If I had been caught early on, the sheer weight of my parents’ disapproval would have stopped me cold. However, because I was still talking the talk of a mature Christian on the outside, they never suspected a thing. At sixteen, I had perfected this façade, and guilt was suffocating my faith. I became extremely discouraged in my Christian walk. Because of my own hypocrisy, the insincere faith of the teens around me disgusted me. Satan used my own fatal faults to convince me that my faith, convictions, and authorities were the only things holding me back from life, and the only things I did not need.

A friend of mine once said, “Satan is not going to throw a huge sin right out on the sidewalk – he’s going to start with little things and slowly build up to bigger and bigger stuff until you are doing things you never thought you would do.” I found myself doing, saying, feeling, and enjoying things I never thought I would. But what I had not factored in were the people I was sacrificing in my “new lifestyle.” I never thought anyone but me would get hurt, but they did.
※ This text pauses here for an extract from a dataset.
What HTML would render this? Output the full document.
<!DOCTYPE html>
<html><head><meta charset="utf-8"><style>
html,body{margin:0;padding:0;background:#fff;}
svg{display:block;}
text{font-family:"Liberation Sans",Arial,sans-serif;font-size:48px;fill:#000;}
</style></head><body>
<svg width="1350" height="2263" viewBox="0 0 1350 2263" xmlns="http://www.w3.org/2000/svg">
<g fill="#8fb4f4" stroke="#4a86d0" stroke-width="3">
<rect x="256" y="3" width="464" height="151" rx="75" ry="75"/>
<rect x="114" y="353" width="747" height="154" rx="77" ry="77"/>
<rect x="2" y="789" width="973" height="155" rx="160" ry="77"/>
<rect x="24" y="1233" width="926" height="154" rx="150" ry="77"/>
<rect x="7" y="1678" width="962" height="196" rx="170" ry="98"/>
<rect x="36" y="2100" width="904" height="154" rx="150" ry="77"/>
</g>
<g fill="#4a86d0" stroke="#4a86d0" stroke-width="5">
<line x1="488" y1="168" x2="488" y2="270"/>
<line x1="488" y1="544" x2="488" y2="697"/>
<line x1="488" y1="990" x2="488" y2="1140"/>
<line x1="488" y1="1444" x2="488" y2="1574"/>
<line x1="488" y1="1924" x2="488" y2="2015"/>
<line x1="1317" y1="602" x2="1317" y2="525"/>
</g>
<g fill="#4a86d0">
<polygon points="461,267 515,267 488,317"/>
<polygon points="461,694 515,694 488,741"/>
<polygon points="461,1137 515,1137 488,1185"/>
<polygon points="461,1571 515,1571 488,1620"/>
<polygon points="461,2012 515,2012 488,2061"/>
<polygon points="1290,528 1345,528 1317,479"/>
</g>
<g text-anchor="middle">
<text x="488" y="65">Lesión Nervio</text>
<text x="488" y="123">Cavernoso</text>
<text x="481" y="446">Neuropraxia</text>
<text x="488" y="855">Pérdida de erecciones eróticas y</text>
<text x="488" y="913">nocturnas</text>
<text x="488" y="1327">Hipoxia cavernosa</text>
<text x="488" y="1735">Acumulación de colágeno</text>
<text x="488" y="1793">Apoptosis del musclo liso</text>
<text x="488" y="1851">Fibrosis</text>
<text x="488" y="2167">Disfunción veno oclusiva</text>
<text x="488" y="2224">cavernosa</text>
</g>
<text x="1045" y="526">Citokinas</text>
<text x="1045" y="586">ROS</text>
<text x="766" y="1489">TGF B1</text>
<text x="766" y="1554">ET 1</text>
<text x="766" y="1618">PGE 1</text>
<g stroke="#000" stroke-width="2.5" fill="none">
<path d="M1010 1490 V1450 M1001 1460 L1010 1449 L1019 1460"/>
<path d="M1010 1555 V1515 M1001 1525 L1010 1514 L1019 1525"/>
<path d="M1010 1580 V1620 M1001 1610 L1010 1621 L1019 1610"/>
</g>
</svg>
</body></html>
By the time I was seventeen, I was ready to bet that the life I had planned for myself was better than the life God had planned for me. I was in a reckless relationship with a young man who was as rebellious as I was. But still, my parents loved me.

God gave me parents who know me better than I know myself. They knew that down deep, I had not thrown in the towel on my faith, and honestly, it was true. The Spirit within me would not let me enjoy the “good times” I was trying to have. So, using the leverage of my extremely guilty conscience, they were able to lure me into our minivan and promptly transported me to a place called Verity.

The Ascent

Verity Institute is a Christian college-level program that helps students obtain a four-year bachelor degree in twenty-one months. Students commit to forgo dating, rock and roll, watching compromising movies, and treating each other in a defrauding manner through dress standards. When I arrived, I expected to find people leading double-lives, standards talked about but unlived. I was amazed to find that I was wrong. The students and staff at Verity truly cared about my spiritual condition and instead of just talking about God on Sundays, they lived God through their lives every day. They did activities on the weekends that were fun and honored God, and didn’t just thrill empty souls.
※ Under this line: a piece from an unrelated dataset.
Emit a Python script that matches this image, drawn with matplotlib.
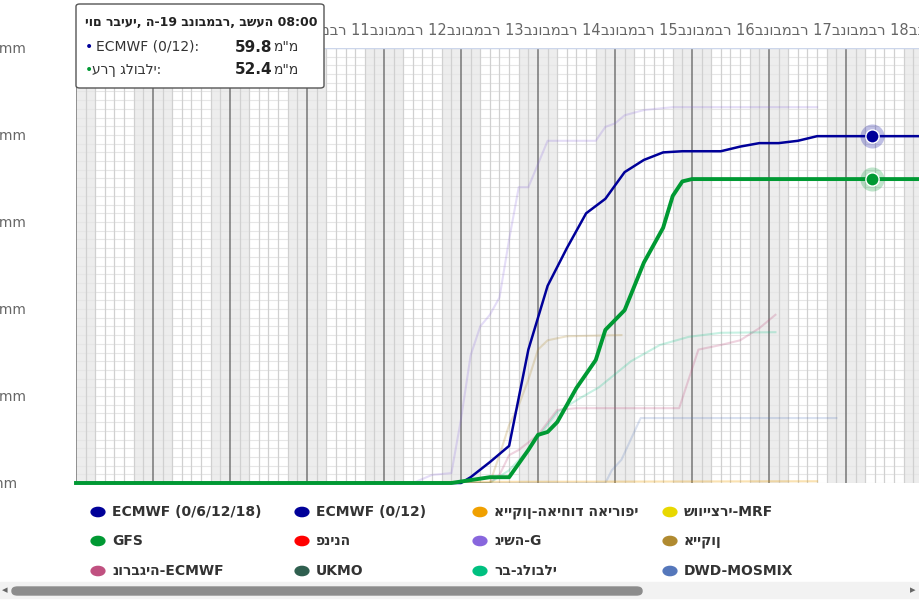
import matplotlib.pyplot as plt
from matplotlib.patches import FancyBboxPatch, Rectangle

# hours counted from 8 November 00:00
ecmwf_h = [0, 117, 120, 123, 129, 135, 141, 147, 153, 159, 165, 171, 177, 183, 189, 201, 207, 213, 219, 225, 231, 264]
ecmwf_v = [0, 0, 0, 1, 3.6, 6.4, 23, 34, 40.5, 46.5, 49, 53.6, 55.7, 57, 57.2, 57.2, 58, 58.6, 58.6, 59, 59.8, 59.8]

gfs_h = [0, 117, 123, 129, 135, 141, 144, 147, 150, 156, 162, 165, 171, 177, 183, 186, 189, 192, 264]
gfs_v = [0, 0, 0.5, 1, 1, 5.7, 8.3, 8.8, 10.5, 16.4, 21.2, 26.4, 29.8, 38, 44, 49.5, 52, 52.4, 52.4]

gisha_h = [0, 105, 111, 117, 120, 123, 126, 129, 132, 135, 138, 141, 147, 162, 165, 168, 171, 177, 186, 231]
gisha_v = [0, 0, 1.4, 1.7, 11, 22, 27, 29, 32, 42, 51, 51, 59, 59, 61.4, 62, 63.4, 64.3, 64.8, 64.8]

icon_h = [0, 129, 132, 135, 138, 141, 144, 147, 153, 170]
icon_v = [0, 0, 4.8, 10, 13.4, 17.8, 23, 24.6, 25.3, 25.5]

norway_h = [0, 129, 132, 135, 138, 144, 150, 156, 188, 194, 201, 207, 213, 218]
norway_v = [0, 0, 1.4, 4.8, 5.7, 8.3, 12.6, 12.9, 12.9, 23, 23.8, 24.6, 26.7, 29]

multi_h = [0, 129, 135, 141, 150, 157, 163, 173, 182, 191, 201, 218]
multi_v = [0, 0, 2.2, 5.7, 12.2, 14.6, 16.5, 21, 23.8, 25.2, 25.9, 26]

dwd_h = [0, 165, 167, 170, 176, 237]
dwd_v = [0, 0, 2.2, 4, 11.2, 11.2]

eu_h = [0, 129, 231]
eu_v = [0, 0.2, 0.3]

legend_names = [
    ("ECMWF (0/6/12/18)", "#000099"),
    ("ECMWF (0/12)", "#000099"),
    ("אייקון-האיחוד האירופי", "#f0a000"),
    ("שווייצרי-MRF", "#e8d800"),
    ("GFS", "#009933"),
    ("פנינה", "#ff0000"),
    ("גישה-G", "#8866dd"),
    ("אייקון", "#b08a30"),
    ("נורבגיה-ECMWF", "#c05080"),
    ("UKMO", "#2f5f4f"),
    ("רב-גלובלי", "#00c080"),
    ("DWD-MOSMIX", "#5577bb"),
]

fig = plt.figure(figsize=(9.2, 6.16), dpi=100)
ax = fig.add_axes([76 / 920, 1 - 483 / 616, 1 - 76 / 920, 435 / 616])
xmax = (920 - 76) / 77 * 24
ax.set_xlim(0, xmax)
ax.set_ylim(0, 75)

# night bands and grid
for d in range(12):
    ax.axvspan(d * 24 - 6, d * 24 + 6, color="#ededed", lw=0, zorder=0)
y = 0
while y <= 75:
    ax.axhline(y, color="#e6e6e6", lw=0.8, zorder=0.5)
    y += 1.5
for h in range(0, 270, 3):
    if h % 24 == 0:
        ax.axvline(h, color="#777777", lw=1.1, zorder=0.6)
    else:
        ax.axvline(h, color="#d0d0d0", lw=0.9, zorder=0.6)

for sp in ax.spines.values():
    sp.set_visible(False)
ax.axhline(75, color="#ccd6eb", lw=1, zorder=0.7)
ax.set_xticks([])
ax.set_yticks([0, 15, 30, 45, 60, 75])
ax.set_yticklabels(["%d mm" % v for v in [0, 15, 30, 45, 60, 75]], color="#666666", fontsize=10)
ax.tick_params(axis="y", length=0, pad=71)
for lab in ax.get_yticklabels():
    lab.set_ha("left")

# faded models
ax.plot(gisha_h, gisha_v, color="#8866dd", alpha=0.22, lw=1.5, zorder=2)
ax.plot(icon_h, icon_v, color="#b08a30", alpha=0.25, lw=1.5, zorder=2)
ax.plot(norway_h, norway_v, color="#c05080", alpha=0.25, lw=1.5, zorder=2)
ax.plot(multi_h, multi_v, color="#00c080", alpha=0.22, lw=1.5, zorder=2)
ax.plot(dwd_h, dwd_v, color="#5577bb", alpha=0.22, lw=1.5, zorder=2)
ax.plot(eu_h, eu_v, color="#f0a000", alpha=0.3, lw=1.5, zorder=2)

ax.plot(ecmwf_h, ecmwf_v, color="#000099", lw=1.8, zorder=3, clip_on=False)
ax.plot(gfs_h, gfs_v, color="#009933", lw=2.8, zorder=3, clip_on=False)

hover = 248
ax.scatter([hover], [59.8], s=300, color="#000099", alpha=0.25, lw=0, zorder=4)
ax.scatter([hover], [59.8], s=90, color="#000099", edgecolor="white", lw=1, zorder=5)
ax.scatter([hover], [52.4], s=300, color="#009933", alpha=0.25, lw=0, zorder=4)
ax.scatter([hover], [52.4], s=90, color="#009933", edgecolor="white", lw=1, zorder=5)

# day labels on top (hidden behind the tooltip on the left, cut at the right edge)
for d in range(9, 20):
    xc = (d - 8) * 24 + 12 - 4.5
    ax.text(xc, 76.8, "בנובמבר %d" % d, ha="center", va="bottom",
            fontsize=10.5, color="#666666", clip_on=True).set_clip_box(fig.bbox)

# legend
cols = [88, 292, 470, 660]
rows = [512, 541, 571]
for i, (name, c) in enumerate(legend_names):
    x = cols[i % 4] / 920
    yy = 1 - rows[i // 4] / 616
    fig.patches.append(plt.Circle((x + 10 / 920, yy), 0.0075, color=c,
                                  transform=fig.transFigure, figure=fig))
    fig.text(x + 24 / 920, yy, name, fontsize=10, color="#333333",
             fontweight="bold", va="center")

# scrollbar
fig.patches.append(Rectangle((0, 1 - 598 / 616), 1, 16 / 616, color="#f2f2f2",
                             transform=fig.transFigure, figure=fig))
fig.patches.append(FancyBboxPatch((12 / 920, 1 - 595 / 616), 630 / 920, 8 / 616,
                                  boxstyle="round,pad=0,rounding_size=0.006",
                                  color="#8c8c8c", transform=fig.transFigure, figure=fig))
fig.text(2 / 920, 1 - 590 / 616, "◂", fontsize=8, color="#666666", va="center")
fig.text(910 / 920, 1 - 590 / 616, "▸", fontsize=8, color="#666666", va="center")

# tooltip
tb = FancyBboxPatch((76 / 920, 1 - 88 / 616), 248 / 920, 84 / 616,
                    boxstyle="round,pad=0,rounding_size=0.004", facecolor="white",
                    edgecolor="#555555", lw=1, transform=fig.transFigure, figure=fig, zorder=10)
fig.patches.append(tb)
fig.text(85 / 920, 1 - 22 / 616, "יום רביעי, ה-19 בנובמבר, בשעה 08:00",
         fontsize=9, fontweight="bold", color="#222222", va="center", zorder=11)
fig.text(85 / 920, 1 - 47 / 616, "•", fontsize=10, color="#000099", va="center", zorder=11)
fig.text(96 / 920, 1 - 47 / 616, "ECMWF (0/12):", fontsize=10, color="#333333", va="center", zorder=11)
fig.text(85 / 920, 1 - 70 / 616, "•", fontsize=10, color="#009933", va="center", zorder=11)
fig.text(92 / 920, 1 - 70 / 616, "ערך גלובלי:", fontsize=10, color="#333333", va="center", zorder=11)
for yy, v in [(47, "59.8"), (70, "52.4")]:
    fig.text(272 / 920, 1 - yy / 616, v, fontsize=11, fontweight="bold", color="#222222",
             va="center", ha="right", zorder=11)
    fig.text(273 / 920, 1 - yy / 616, 'מ"מ', fontsize=10, color="#333333", va="center", zorder=11)

fig.savefig("out.png", dpi=100)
My faith began to live again. Slowly my affections for the people around me eclipsed the affections for the things I had left behind. I found my heart responding to the beauty of the hearts around me. My observations of the body of Christ working together, the strain of the tests, my disrespectful relationship with my parents, and the guilt of living a lie were gnawing at my heart. Finally, one winter night the overwhelming combination of all these elements broke me and I separated myself from the relationships that had come between my Savior and me.

The Test

The state of the heart is shown by the things that satisfy its desires. – John Piper

Girls want to be chased, to be won. It is a desire that can be satisfied two ways: through God and through man. After living at Verity for over a year, I had discovered that God had been chasing me. I had discovered that out of his love He would give me the desires of my heart in His time in His way without sacrificing friends and family. However, man’s love, no matter how shallow, is a very strong tie between two people, especially if that love is forbidden.

Two years later, the young man I had been involved with returned and offered me a life lived for me — a life of no expectations, no stress, of everything the world had to offer. After living at Verity for over a year, a “carefree” life seemed increasingly more appealing. As I stood with a ring in my hand, I realized how light it was. How easily broken the promises of the world are. I guess I also realized in that moment, that while I had been in and out of relationships, God had been with me, directing my life in spite of my best efforts to be unlovable. I handed the ring back to the man, and walked away.

Since then the story has lightened. There are good days and not so good ones. My life is not streamlined. Am I tempted in other ways? Yes. Am I tempted in some of the old ways? Yes. But do I have a reassurance like never before that I am in the family of God and He loves me like no one on earth ever will? Yes! God may bring you through the wilderness, but He gives us assurance even in that:

And thou shalt remember all the way which the LORD thy God led thee these forty years in the wilderness, to humble thee, and to prove thee, to know what was in thine heart, whether thou wouldest keep His commandments, or no. – Deut 8:2 (KJV)

Cheri Anderson

Cheri Anderson, an alumnus of the '07 class, currently works in the administration department at Verity Institute. She has a heart for ministering to college-bound high school students and enjoys traveling and experiencing different cultures around the U.S.